Northern cities must become more productive if the government's plan for a Northern Powerhouse is to become a reality, a think tank has warned.
A new Centre for Cities report today said that chancellor George Osborne's ambition will only come to fruition if the focus is on boosting productivity in underperforming cities in the north.
The report compares the cities to the Rhine-Ruhr and Randstad regions of Germany and Holland, which the government has said are models for the Northern Powerhouse, and finds the success of these regions is not to do with extensive connections between cities in these areas.
In fact, "inter-city communing links in the Rhine-Ruhr and Randstad areas are actually little better than in the north of England", the think tank said.

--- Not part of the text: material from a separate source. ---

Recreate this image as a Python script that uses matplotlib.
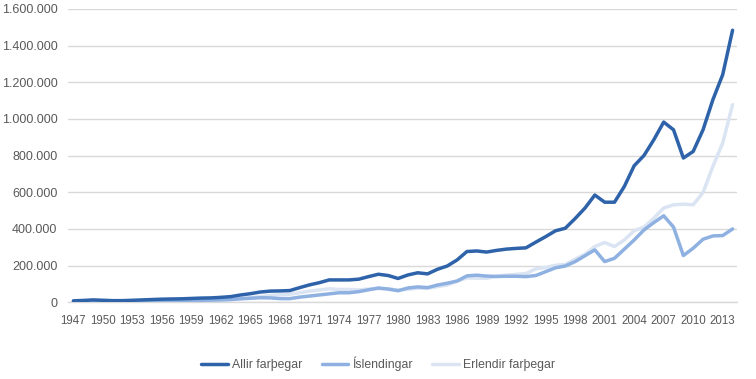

So far, Osborne has put much emphasis on links between the cities, hailing HS3 to speed up east-west connections and investment into roads in the regions.
It added: "Instead, the economic vibrancy of these regions is driven by the strong performance of their individual cities, which are 40 per cent more productive than counterparts in the Northern Powerhouse."
Alexandra Jones, chief executive of Centre for Cities said: "The government’s initiative has the potential to have a huge impact in addressing the north/south divide, but only if it maintains its original focus of boosting productivity in major Northern cities such as Manchester, Leeds and Newcastle.
"These big urban areas have the most potential for growth in the region, but are currently underperforming, especially in comparison to cities in more successful areas such as the Rhine-Ruhr and Randstad areas."
Based on the findings, the think tank said that national and local policy-makers must focus on addressing the skills-gap in Northern cities, as well as finalising devolution to enhance city-region governance.
It also recommended that strengthening transport links within cities is a bigger priority than inter-city links, as research shows it will help improve productivity and give a boost to economic development.
A Government Spokesman said: "Centre for Cities recognises the need to address skills needs, strengthen transport networks and champion strong local leadership, which is exactly what we are doing.
"Already we have seen the Northern Powerhouse leading the way by agreeing five devolution deals which will see voters in the North elect their own powerful new mayors by next May. We are spending billions of pounds on a faster, more frequent transport network that will better connect Northern cities, expand opportunities for business and improve access to employment and skills.
"While there were more people in jobs across the North at the end of last year than ever before, we are clear this is a long-term project and will continue building on this progress as part of our long-term economic plan."
Stephen Ibbotson, ICAEW Director of Business, agreed with the report that productivity is essential, but added that no part of the North should suffer from a lack of connectivity.